# Task statement:
Leave out the pictures and print only the lines from the one with "Recreate this image" through the one with "pw, ph = W - L - R, H - T - B", exactly as they are.

# Information supplied:
"""

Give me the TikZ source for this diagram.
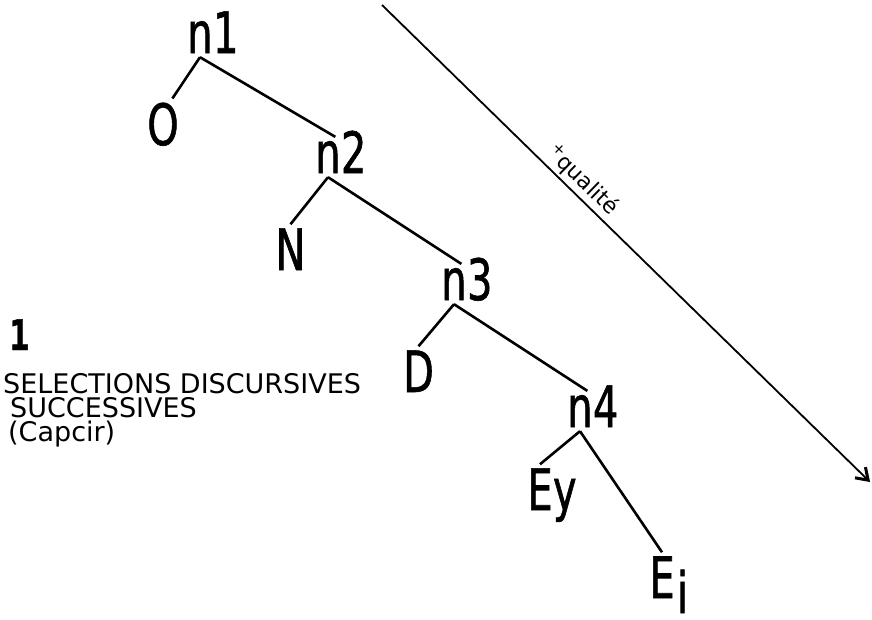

"""
"""

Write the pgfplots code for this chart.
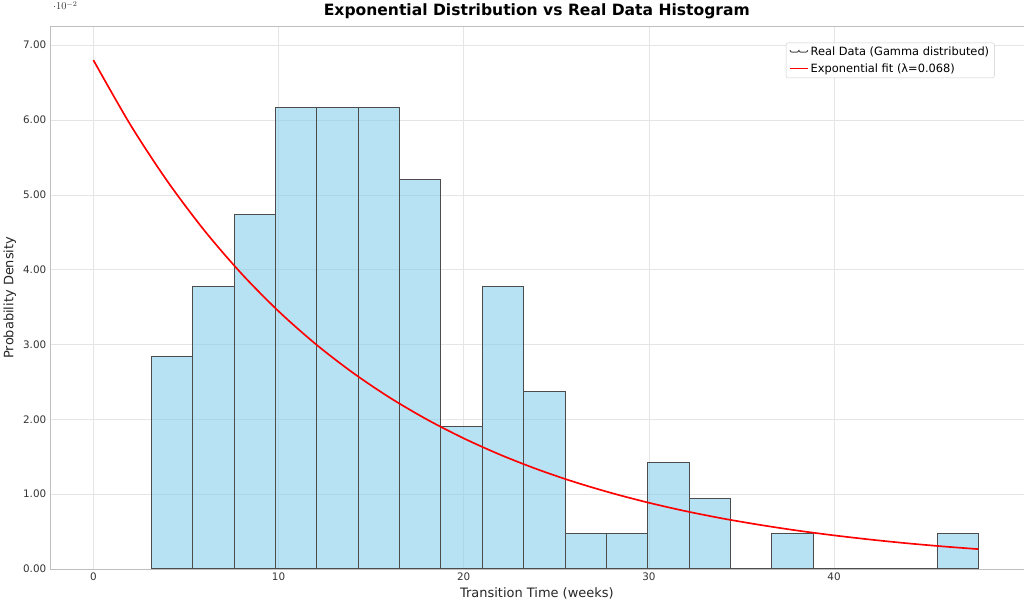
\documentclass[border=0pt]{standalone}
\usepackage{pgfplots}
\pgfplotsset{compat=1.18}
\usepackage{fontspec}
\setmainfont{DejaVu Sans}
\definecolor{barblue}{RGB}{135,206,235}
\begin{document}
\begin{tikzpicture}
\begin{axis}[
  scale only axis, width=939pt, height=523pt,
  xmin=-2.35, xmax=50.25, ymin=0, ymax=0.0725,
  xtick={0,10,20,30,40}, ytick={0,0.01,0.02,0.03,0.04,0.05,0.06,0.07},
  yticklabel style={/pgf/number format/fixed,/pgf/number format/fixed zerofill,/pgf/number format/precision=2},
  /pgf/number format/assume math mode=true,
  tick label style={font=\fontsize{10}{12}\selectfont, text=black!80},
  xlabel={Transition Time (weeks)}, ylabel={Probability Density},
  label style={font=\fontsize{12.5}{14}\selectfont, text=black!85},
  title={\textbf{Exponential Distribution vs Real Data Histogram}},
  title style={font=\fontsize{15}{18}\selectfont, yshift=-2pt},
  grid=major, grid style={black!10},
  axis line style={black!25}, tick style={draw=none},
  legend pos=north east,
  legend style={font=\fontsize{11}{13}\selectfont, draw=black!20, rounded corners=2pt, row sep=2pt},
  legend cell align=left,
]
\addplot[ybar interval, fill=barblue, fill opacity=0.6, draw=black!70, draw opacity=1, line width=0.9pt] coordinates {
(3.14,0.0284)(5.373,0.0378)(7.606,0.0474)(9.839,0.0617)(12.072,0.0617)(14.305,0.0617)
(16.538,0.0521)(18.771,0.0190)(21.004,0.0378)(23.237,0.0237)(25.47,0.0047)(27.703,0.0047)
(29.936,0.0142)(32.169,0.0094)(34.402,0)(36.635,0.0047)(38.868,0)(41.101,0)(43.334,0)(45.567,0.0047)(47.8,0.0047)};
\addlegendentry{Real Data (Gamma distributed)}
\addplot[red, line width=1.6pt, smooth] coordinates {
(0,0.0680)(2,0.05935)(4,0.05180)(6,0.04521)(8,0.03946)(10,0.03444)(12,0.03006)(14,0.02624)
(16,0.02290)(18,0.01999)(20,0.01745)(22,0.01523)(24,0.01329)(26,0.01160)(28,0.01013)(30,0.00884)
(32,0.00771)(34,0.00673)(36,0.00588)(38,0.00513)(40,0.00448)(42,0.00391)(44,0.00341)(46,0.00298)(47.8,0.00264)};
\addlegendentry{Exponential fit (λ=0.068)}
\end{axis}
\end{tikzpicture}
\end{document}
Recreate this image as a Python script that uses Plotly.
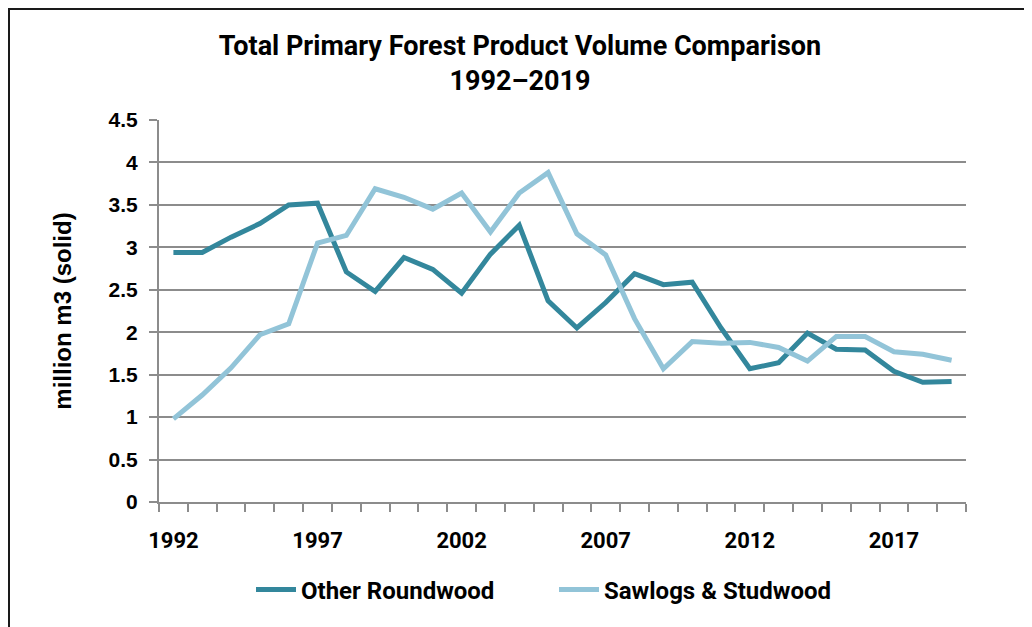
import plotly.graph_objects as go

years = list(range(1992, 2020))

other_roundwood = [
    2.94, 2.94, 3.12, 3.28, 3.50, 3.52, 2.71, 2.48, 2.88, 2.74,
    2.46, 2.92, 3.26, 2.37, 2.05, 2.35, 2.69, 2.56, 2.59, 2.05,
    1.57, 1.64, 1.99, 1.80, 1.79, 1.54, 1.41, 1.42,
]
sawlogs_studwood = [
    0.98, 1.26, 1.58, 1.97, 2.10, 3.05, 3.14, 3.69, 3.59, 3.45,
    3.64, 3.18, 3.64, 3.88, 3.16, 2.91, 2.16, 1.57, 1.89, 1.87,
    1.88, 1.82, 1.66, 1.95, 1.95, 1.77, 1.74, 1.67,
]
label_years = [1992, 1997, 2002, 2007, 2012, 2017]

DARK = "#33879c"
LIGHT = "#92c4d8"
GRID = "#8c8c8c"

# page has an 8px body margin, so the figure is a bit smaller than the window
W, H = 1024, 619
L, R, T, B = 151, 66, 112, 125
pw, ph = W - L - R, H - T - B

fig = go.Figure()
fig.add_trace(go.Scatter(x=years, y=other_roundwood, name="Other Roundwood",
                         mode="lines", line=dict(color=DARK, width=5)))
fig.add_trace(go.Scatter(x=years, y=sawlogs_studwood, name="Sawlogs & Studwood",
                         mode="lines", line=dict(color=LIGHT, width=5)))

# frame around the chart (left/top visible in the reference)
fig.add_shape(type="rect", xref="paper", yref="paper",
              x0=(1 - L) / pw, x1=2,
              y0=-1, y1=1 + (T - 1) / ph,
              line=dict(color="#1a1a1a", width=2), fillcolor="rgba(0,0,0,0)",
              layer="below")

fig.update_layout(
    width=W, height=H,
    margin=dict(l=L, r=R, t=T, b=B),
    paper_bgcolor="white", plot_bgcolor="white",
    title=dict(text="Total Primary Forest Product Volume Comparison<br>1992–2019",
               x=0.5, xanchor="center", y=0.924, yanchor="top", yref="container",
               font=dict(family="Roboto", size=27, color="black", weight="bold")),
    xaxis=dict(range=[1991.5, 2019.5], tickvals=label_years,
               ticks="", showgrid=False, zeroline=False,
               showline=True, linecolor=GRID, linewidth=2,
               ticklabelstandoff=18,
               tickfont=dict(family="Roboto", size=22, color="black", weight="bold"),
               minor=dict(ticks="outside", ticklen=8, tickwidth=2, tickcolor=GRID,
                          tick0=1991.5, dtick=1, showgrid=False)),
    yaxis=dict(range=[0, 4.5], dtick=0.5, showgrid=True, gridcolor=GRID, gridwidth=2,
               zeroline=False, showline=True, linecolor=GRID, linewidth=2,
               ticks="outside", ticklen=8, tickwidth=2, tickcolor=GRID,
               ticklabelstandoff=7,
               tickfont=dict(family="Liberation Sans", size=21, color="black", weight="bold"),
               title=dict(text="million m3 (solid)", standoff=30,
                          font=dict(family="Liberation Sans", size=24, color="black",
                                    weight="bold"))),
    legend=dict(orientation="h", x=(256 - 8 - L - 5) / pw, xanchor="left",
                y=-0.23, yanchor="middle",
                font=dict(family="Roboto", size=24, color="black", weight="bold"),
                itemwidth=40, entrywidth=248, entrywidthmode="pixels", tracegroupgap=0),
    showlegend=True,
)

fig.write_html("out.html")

"""

# Right answer:
Recreate this image as a Python script that uses Plotly.
import plotly.graph_objects as go

years = list(range(1992, 2020))

other_roundwood = [
    2.94, 2.94, 3.12, 3.28, 3.50, 3.52, 2.71, 2.48, 2.88, 2.74,
    2.46, 2.92, 3.26, 2.37, 2.05, 2.35, 2.69, 2.56, 2.59, 2.05,
    1.57, 1.64, 1.99, 1.80, 1.79, 1.54, 1.41, 1.42,
]
sawlogs_studwood = [
    0.98, 1.26, 1.58, 1.97, 2.10, 3.05, 3.14, 3.69, 3.59, 3.45,
    3.64, 3.18, 3.64, 3.88, 3.16, 2.91, 2.16, 1.57, 1.89, 1.87,
    1.88, 1.82, 1.66, 1.95, 1.95, 1.77, 1.74, 1.67,
]
label_years = [1992, 1997, 2002, 2007, 2012, 2017]

DARK = "#33879c"
LIGHT = "#92c4d8"
GRID = "#8c8c8c"

# page has an 8px body margin, so the figure is a bit smaller than the window
W, H = 1024, 619
L, R, T, B = 151, 66, 112, 125
pw, ph = W - L - R, H - T - B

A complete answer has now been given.